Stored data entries
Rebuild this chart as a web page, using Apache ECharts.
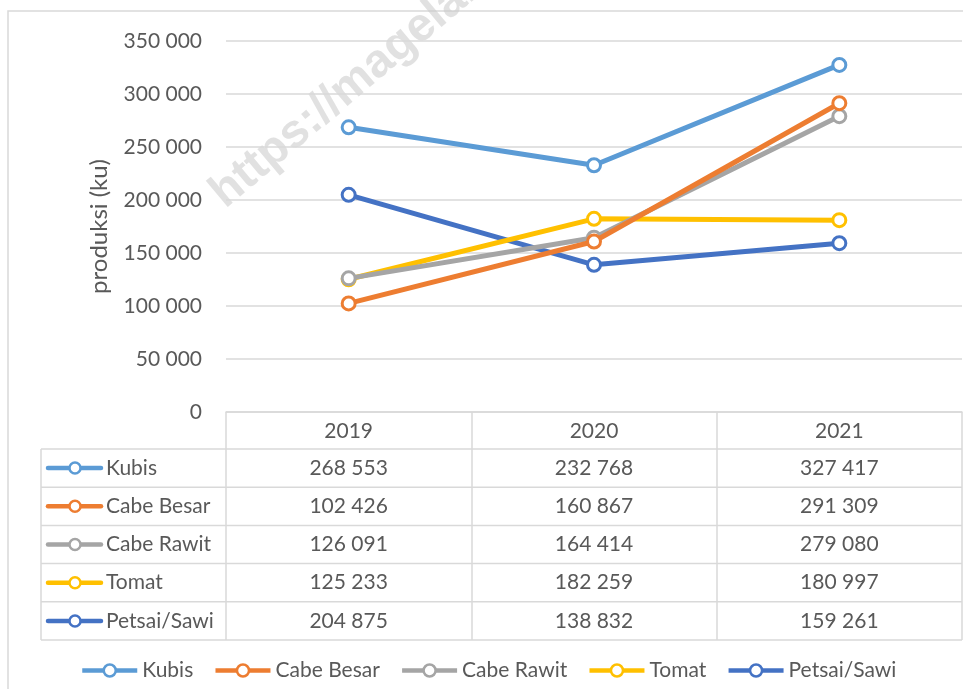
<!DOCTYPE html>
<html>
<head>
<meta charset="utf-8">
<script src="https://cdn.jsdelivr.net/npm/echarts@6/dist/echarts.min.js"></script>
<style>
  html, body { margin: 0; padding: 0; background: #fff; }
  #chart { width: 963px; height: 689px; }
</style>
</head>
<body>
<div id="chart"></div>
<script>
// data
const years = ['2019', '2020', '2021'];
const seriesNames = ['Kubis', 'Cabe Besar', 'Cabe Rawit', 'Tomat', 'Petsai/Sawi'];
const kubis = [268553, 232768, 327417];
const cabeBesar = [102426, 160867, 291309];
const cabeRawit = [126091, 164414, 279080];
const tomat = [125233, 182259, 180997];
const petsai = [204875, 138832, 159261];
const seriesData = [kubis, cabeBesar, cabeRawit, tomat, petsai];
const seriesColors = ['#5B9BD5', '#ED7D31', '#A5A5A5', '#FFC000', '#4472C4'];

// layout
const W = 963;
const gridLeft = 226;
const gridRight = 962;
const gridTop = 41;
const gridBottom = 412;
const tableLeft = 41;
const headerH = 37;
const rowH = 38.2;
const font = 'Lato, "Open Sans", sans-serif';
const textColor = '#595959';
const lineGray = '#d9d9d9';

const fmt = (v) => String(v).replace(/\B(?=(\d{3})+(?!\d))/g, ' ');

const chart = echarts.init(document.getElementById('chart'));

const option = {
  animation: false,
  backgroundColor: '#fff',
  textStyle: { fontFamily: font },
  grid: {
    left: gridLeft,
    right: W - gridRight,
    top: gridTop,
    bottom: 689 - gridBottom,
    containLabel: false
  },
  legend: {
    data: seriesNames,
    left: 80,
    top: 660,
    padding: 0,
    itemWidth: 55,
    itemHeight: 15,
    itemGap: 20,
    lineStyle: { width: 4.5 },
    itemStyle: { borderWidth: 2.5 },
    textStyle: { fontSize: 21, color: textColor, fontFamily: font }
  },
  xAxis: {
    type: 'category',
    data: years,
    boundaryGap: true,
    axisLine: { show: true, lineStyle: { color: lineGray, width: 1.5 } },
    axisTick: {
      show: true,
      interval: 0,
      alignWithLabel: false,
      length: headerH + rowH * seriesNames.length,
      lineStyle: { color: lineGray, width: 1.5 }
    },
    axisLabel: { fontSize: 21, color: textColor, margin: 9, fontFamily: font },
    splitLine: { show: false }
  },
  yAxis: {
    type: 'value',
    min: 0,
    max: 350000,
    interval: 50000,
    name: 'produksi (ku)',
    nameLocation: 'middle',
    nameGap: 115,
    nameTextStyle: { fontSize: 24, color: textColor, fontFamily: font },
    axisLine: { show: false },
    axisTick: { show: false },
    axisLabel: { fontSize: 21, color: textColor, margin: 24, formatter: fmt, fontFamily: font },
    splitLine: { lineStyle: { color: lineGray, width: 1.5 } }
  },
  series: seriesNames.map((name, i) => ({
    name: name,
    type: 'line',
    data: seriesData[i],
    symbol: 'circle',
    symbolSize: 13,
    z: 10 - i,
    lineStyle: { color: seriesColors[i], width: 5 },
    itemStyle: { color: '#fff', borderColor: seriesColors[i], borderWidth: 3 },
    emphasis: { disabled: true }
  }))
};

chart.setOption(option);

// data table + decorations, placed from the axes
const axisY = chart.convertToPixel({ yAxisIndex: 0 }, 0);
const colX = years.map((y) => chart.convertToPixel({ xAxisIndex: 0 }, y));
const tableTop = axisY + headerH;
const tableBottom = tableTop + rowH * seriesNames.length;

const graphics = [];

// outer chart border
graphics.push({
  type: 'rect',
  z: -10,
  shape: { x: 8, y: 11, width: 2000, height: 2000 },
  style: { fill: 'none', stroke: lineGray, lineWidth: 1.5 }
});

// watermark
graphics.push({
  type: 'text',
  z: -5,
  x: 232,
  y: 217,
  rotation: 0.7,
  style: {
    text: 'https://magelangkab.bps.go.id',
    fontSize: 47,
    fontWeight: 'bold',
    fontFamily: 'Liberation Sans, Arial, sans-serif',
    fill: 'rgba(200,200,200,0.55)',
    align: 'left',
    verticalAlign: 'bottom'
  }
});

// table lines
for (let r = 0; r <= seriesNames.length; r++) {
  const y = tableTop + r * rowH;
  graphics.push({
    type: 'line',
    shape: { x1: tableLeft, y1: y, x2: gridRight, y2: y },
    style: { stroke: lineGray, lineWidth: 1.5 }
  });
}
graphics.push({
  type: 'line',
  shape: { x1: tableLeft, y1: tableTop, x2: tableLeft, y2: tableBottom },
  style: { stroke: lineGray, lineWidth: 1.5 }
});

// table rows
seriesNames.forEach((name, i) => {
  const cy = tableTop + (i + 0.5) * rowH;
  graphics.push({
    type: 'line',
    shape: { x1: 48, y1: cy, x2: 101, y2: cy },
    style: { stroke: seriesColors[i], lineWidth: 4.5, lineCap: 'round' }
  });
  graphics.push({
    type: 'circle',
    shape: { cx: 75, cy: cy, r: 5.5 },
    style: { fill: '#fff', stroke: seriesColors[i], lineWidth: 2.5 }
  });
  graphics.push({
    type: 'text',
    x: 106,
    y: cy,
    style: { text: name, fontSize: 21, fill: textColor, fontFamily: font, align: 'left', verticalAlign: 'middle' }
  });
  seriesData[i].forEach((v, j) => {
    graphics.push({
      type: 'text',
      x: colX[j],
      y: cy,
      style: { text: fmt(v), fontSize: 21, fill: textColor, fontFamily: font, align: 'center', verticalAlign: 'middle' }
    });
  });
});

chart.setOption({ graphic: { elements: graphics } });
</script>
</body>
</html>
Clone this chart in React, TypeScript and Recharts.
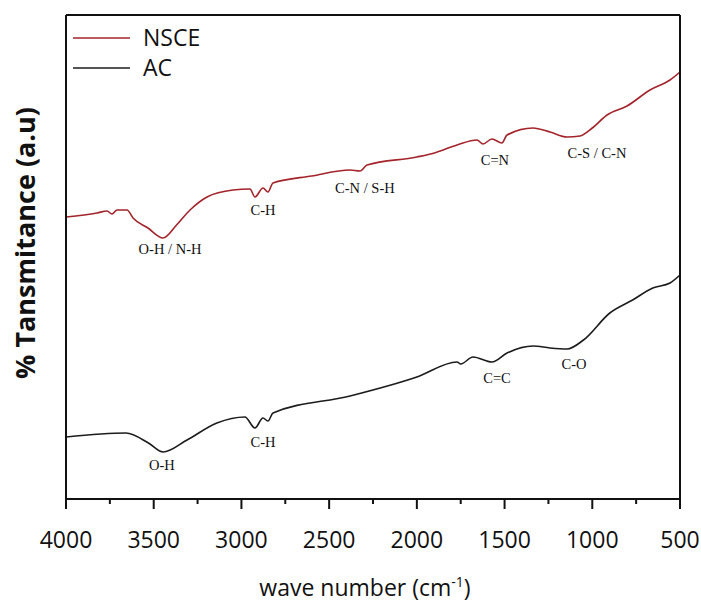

Work to complete:
Leave out the pictures and copy everything else in the records word for word.

Answer to the task:
Rebuild this chart as a web page, using Apache ECharts.
<!DOCTYPE html>
<html>
<head>
<meta charset="utf-8">
<script src="https://cdn.jsdelivr.net/npm/echarts@6/dist/echarts.min.js"></script>
<style>
  html, body { margin: 0; padding: 0; background: #fff; }
  #chart { width: 963px; height: 689px; }
</style>
</head>
<body>
<div id="chart"></div>
<script>
// data
const years = ['2019', '2020', '2021'];
const seriesNames = ['Kubis', 'Cabe Besar', 'Cabe Rawit', 'Tomat', 'Petsai/Sawi'];
const kubis = [268553, 232768, 327417];
const cabeBesar = [102426, 160867, 291309];
const cabeRawit = [126091, 164414, 279080];
const tomat = [125233, 182259, 180997];
const petsai = [204875, 138832, 159261];
const seriesData = [kubis, cabeBesar, cabeRawit, tomat, petsai];
const seriesColors = ['#5B9BD5', '#ED7D31', '#A5A5A5', '#FFC000', '#4472C4'];

// layout
const W = 963;
const gridLeft = 226;
const gridRight = 962;
const gridTop = 41;
const gridBottom = 412;
const tableLeft = 41;
const headerH = 37;
const rowH = 38.2;
const font = 'Lato, "Open Sans", sans-serif';
const textColor = '#595959';
const lineGray = '#d9d9d9';

const fmt = (v) => String(v).replace(/\B(?=(\d{3})+(?!\d))/g, ' ');

const chart = echarts.init(document.getElementById('chart'));

const option = {
  animation: false,
  backgroundColor: '#fff',
  textStyle: { fontFamily: font },
  grid: {
    left: gridLeft,
    right: W - gridRight,
    top: gridTop,
    bottom: 689 - gridBottom,
    containLabel: false
  },
  legend: {
    data: seriesNames,
    left: 80,
    top: 660,
    padding: 0,
    itemWidth: 55,
    itemHeight: 15,
    itemGap: 20,
    lineStyle: { width: 4.5 },
    itemStyle: { borderWidth: 2.5 },
    textStyle: { fontSize: 21, color: textColor, fontFamily: font }
  },
  xAxis: {
    type: 'category',
    data: years,
    boundaryGap: true,
    axisLine: { show: true, lineStyle: { color: lineGray, width: 1.5 } },
    axisTick: {
      show: true,
      interval: 0,
      alignWithLabel: false,
      length: headerH + rowH * seriesNames.length,
      lineStyle: { color: lineGray, width: 1.5 }
    },
    axisLabel: { fontSize: 21, color: textColor, margin: 9, fontFamily: font },
    splitLine: { show: false }
  },
  yAxis: {
    type: 'value',
    min: 0,
    max: 350000,
    interval: 50000,
    name: 'produksi (ku)',
    nameLocation: 'middle',
    nameGap: 115,
    nameTextStyle: { fontSize: 24, color: textColor, fontFamily: font },
    axisLine: { show: false },
    axisTick: { show: false },
    axisLabel: { fontSize: 21, color: textColor, margin: 24, formatter: fmt, fontFamily: font },
    splitLine: { lineStyle: { color: lineGray, width: 1.5 } }
  },
  series: seriesNames.map((name, i) => ({
    name: name,
    type: 'line',
    data: seriesData[i],
    symbol: 'circle',
    symbolSize: 13,
    z: 10 - i,
    lineStyle: { color: seriesColors[i], width: 5 },
    itemStyle: { color: '#fff', borderColor: seriesColors[i], borderWidth: 3 },
    emphasis: { disabled: true }
  }))
};

chart.setOption(option);

// data table + decorations, placed from the axes
const axisY = chart.convertToPixel({ yAxisIndex: 0 }, 0);
const colX = years.map((y) => chart.convertToPixel({ xAxisIndex: 0 }, y));
const tableTop = axisY + headerH;
const tableBottom = tableTop + rowH * seriesNames.length;

const graphics = [];

// outer chart border
graphics.push({
  type: 'rect',
  z: -10,
  shape: { x: 8, y: 11, width: 2000, height: 2000 },
  style: { fill: 'none', stroke: lineGray, lineWidth: 1.5 }
});

// watermark
graphics.push({
  type: 'text',
  z: -5,
  x: 232,
  y: 217,
  rotation: 0.7,
  style: {
    text: 'https://magelangkab.bps.go.id',
    fontSize: 47,
    fontWeight: 'bold',
    fontFamily: 'Liberation Sans, Arial, sans-serif',
    fill: 'rgba(200,200,200,0.55)',
    align: 'left',
    verticalAlign: 'bottom'
  }
});

// table lines
for (let r = 0; r <= seriesNames.length; r++) {
  const y = tableTop + r * rowH;
  graphics.push({
    type: 'line',
    shape: { x1: tableLeft, y1: y, x2: gridRight, y2: y },
    style: { stroke: lineGray, lineWidth: 1.5 }
  });
}
graphics.push({
  type: 'line',
  shape: { x1: tableLeft, y1: tableTop, x2: tableLeft, y2: tableBottom },
  style: { stroke: lineGray, lineWidth: 1.5 }
});

// table rows
seriesNames.forEach((name, i) => {
  const cy = tableTop + (i + 0.5) * rowH;
  graphics.push({
    type: 'line',
    shape: { x1: 48, y1: cy, x2: 101, y2: cy },
    style: { stroke: seriesColors[i], lineWidth: 4.5, lineCap: 'round' }
  });
  graphics.push({
    type: 'circle',
    shape: { cx: 75, cy: cy, r: 5.5 },
    style: { fill: '#fff', stroke: seriesColors[i], lineWidth: 2.5 }
  });
  graphics.push({
    type: 'text',
    x: 106,
    y: cy,
    style: { text: name, fontSize: 21, fill: textColor, fontFamily: font, align: 'left', verticalAlign: 'middle' }
  });
  seriesData[i].forEach((v, j) => {
    graphics.push({
      type: 'text',
      x: colX[j],
      y: cy,
      style: { text: fmt(v), fontSize: 21, fill: textColor, fontFamily: font, align: 'center', verticalAlign: 'middle' }
    });
  });
});

chart.setOption({ graphic: { elements: graphics } });
</script>
</body>
</html>
Clone this chart in React, TypeScript and Recharts.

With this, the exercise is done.